Leaving the pictures out, print the lines from the first line of the listing through the line containing "const yTicks = [0,50,100,150,200,250,300,350,400];", exactly as they read, and no others.

----- COLLECTED MATERIAL

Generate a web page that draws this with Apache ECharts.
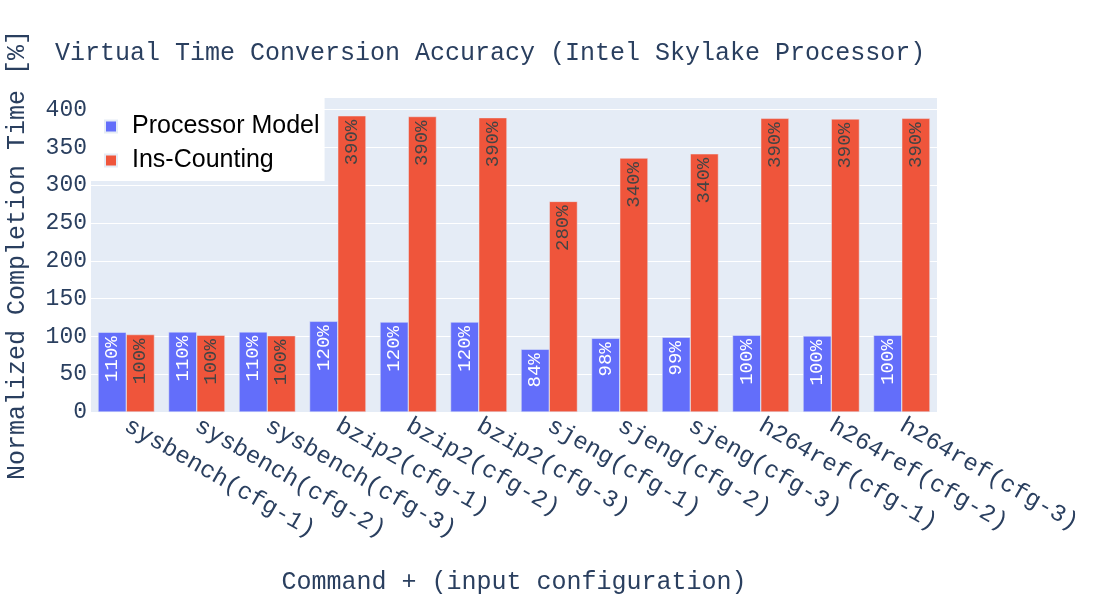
<!DOCTYPE html>
<html>
<head>
<meta charset="utf-8">
<script src="https://cdn.jsdelivr.net/npm/echarts@6/dist/echarts.min.js"></script>
<style>html,body{margin:0;padding:0;background:#fff}#c{width:1100px;height:600px}</style>
</head>
<body>
<div id="c"></div>
<script>
const categories = ["sysbench(cfg-1)","sysbench(cfg-2)","sysbench(cfg-3)","bzip2(cfg-1)","bzip2(cfg-2)","bzip2(cfg-3)","sjeng(cfg-1)","sjeng(cfg-2)","sjeng(cfg-3)","h264ref(cfg-1)","h264ref(cfg-2)","h264ref(cfg-3)"];
const processorModel = [105.5, 106, 106, 120, 119, 119, 83, 97.6, 99, 101.6, 100.7, 101.6];
const insCounting = [102.5, 101.7, 101, 392, 391, 389.5, 278.7, 336, 341.7, 388.6, 387.8, 388.6];
const processorModelLabels = ["110%","110%","110%","120%","120%","120%","84%","98%","99%","100%","100%","100%"];
const insCountingLabels = ["100%","100%","100%","390%","390%","390%","280%","340%","340%","390%","390%","390%"];
const yTicks = [0,50,100,150,200,250,300,350,400];

const mono = "'Liberation Mono', 'DejaVu Sans Mono', monospace";
const chart = echarts.init(document.getElementById('c'), null, {renderer:'canvas'});
chart.setOption({
  animation: false,
  backgroundColor: '#fff',
  title: {
    text: 'Virtual Time Conversion Accuracy (Intel Skylake Processor)',
    left: 50, top: 36,
    textStyle: {fontFamily: mono, fontSize: 25, fontWeight: 'normal', color: '#2a3f5f'}
  },
  legend: {
    left: 91, top: 98,
    orient: 'vertical',
    backgroundColor: '#fff',
    padding: [16, 5, 8, 13],
    itemWidth: 12, itemHeight: 12, itemGap: 9,
    icon: 'rect',
    textStyle: {fontFamily: "'Liberation Sans', Arial, sans-serif", fontSize: 25, color: '#000', padding: [0, 0, 0, 10]},
    data: ['Processor Model','Ins-Counting']
  },
  grid: {left: 91, right: 163, top: 98, bottom: 188, show: true, backgroundColor: '#E5ECF6', borderWidth: 0, outerBoundsMode: 'none', containLabel: false},
  xAxis: {
    type: 'category',
    data: categories,
    name: 'Command + (input configuration)',
    nameLocation: 'middle',
    nameGap: 158,
    nameTextStyle: {fontFamily: mono, fontSize: 25, color: '#2a3f5f'},
    axisLine: {show: false}, axisTick: {show: false},
    axisLabel: {rotate: -30, interval: 0, margin: 12, fontFamily: mono, fontSize: 24, color: '#2a3f5f'}
  },
  yAxis: {
    type: 'value',
    min: 0, max: 415.5, interval: 50,
    name: 'Normalized Completion Time [%]',
    nameLocation: 'middle',
    nameGap: 61,
    nameTextStyle: {fontFamily: mono, fontSize: 25, color: '#2a3f5f'},
    axisLine: {show: false}, axisTick: {show: false},
    splitLine: {lineStyle: {color: '#fff', width: 1}, showMaxLine: false},
    axisLabel: {
      margin: 4, fontFamily: mono, fontSize: 23, color: '#2a3f5f', showMaxLabel: false,
      formatter: v => yTicks.includes(v) ? String(v) : ''
    }
  },
  series: [
    {
      name: 'Processor Model', type: 'bar',
      data: processorModel,
      barGap: '0%', barCategoryGap: '20%',
      itemStyle: {color: '#636efa', borderColor: '#E5ECF6', borderWidth: 0.5},
      label: {
        show: true, position: 'insideTop', rotate: 90, align: 'right', verticalAlign: 'middle', distance: 4,
        fontFamily: mono, fontSize: 19, color: '#fff',
        formatter: p => processorModelLabels[p.dataIndex]
      }
    },
    {
      name: 'Ins-Counting', type: 'bar',
      data: insCounting,
      itemStyle: {color: '#EF553B', borderColor: '#E5ECF6', borderWidth: 0.5},
      label: {
        show: true, position: 'insideTop', rotate: 90, align: 'right', verticalAlign: 'middle', distance: 4,
        fontFamily: mono, fontSize: 19, color: '#444',
        formatter: p => insCountingLabels[p.dataIndex]
      }
    }
  ]
});
</script>
</body>
</html>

----------

CORRECT RESPONSE:
Generate a web page that draws this with Apache ECharts.
<!DOCTYPE html>
<html>
<head>
<meta charset="utf-8">
<script src="https://cdn.jsdelivr.net/npm/echarts@6/dist/echarts.min.js"></script>
<style>html,body{margin:0;padding:0;background:#fff}#c{width:1100px;height:600px}</style>
</head>
<body>
<div id="c"></div>
<script>
const categories = ["sysbench(cfg-1)","sysbench(cfg-2)","sysbench(cfg-3)","bzip2(cfg-1)","bzip2(cfg-2)","bzip2(cfg-3)","sjeng(cfg-1)","sjeng(cfg-2)","sjeng(cfg-3)","h264ref(cfg-1)","h264ref(cfg-2)","h264ref(cfg-3)"];
const processorModel = [105.5, 106, 106, 120, 119, 119, 83, 97.6, 99, 101.6, 100.7, 101.6];
const insCounting = [102.5, 101.7, 101, 392, 391, 389.5, 278.7, 336, 341.7, 388.6, 387.8, 388.6];
const processorModelLabels = ["110%","110%","110%","120%","120%","120%","84%","98%","99%","100%","100%","100%"];
const insCountingLabels = ["100%","100%","100%","390%","390%","390%","280%","340%","340%","390%","390%","390%"];
const yTicks = [0,50,100,150,200,250,300,350,400];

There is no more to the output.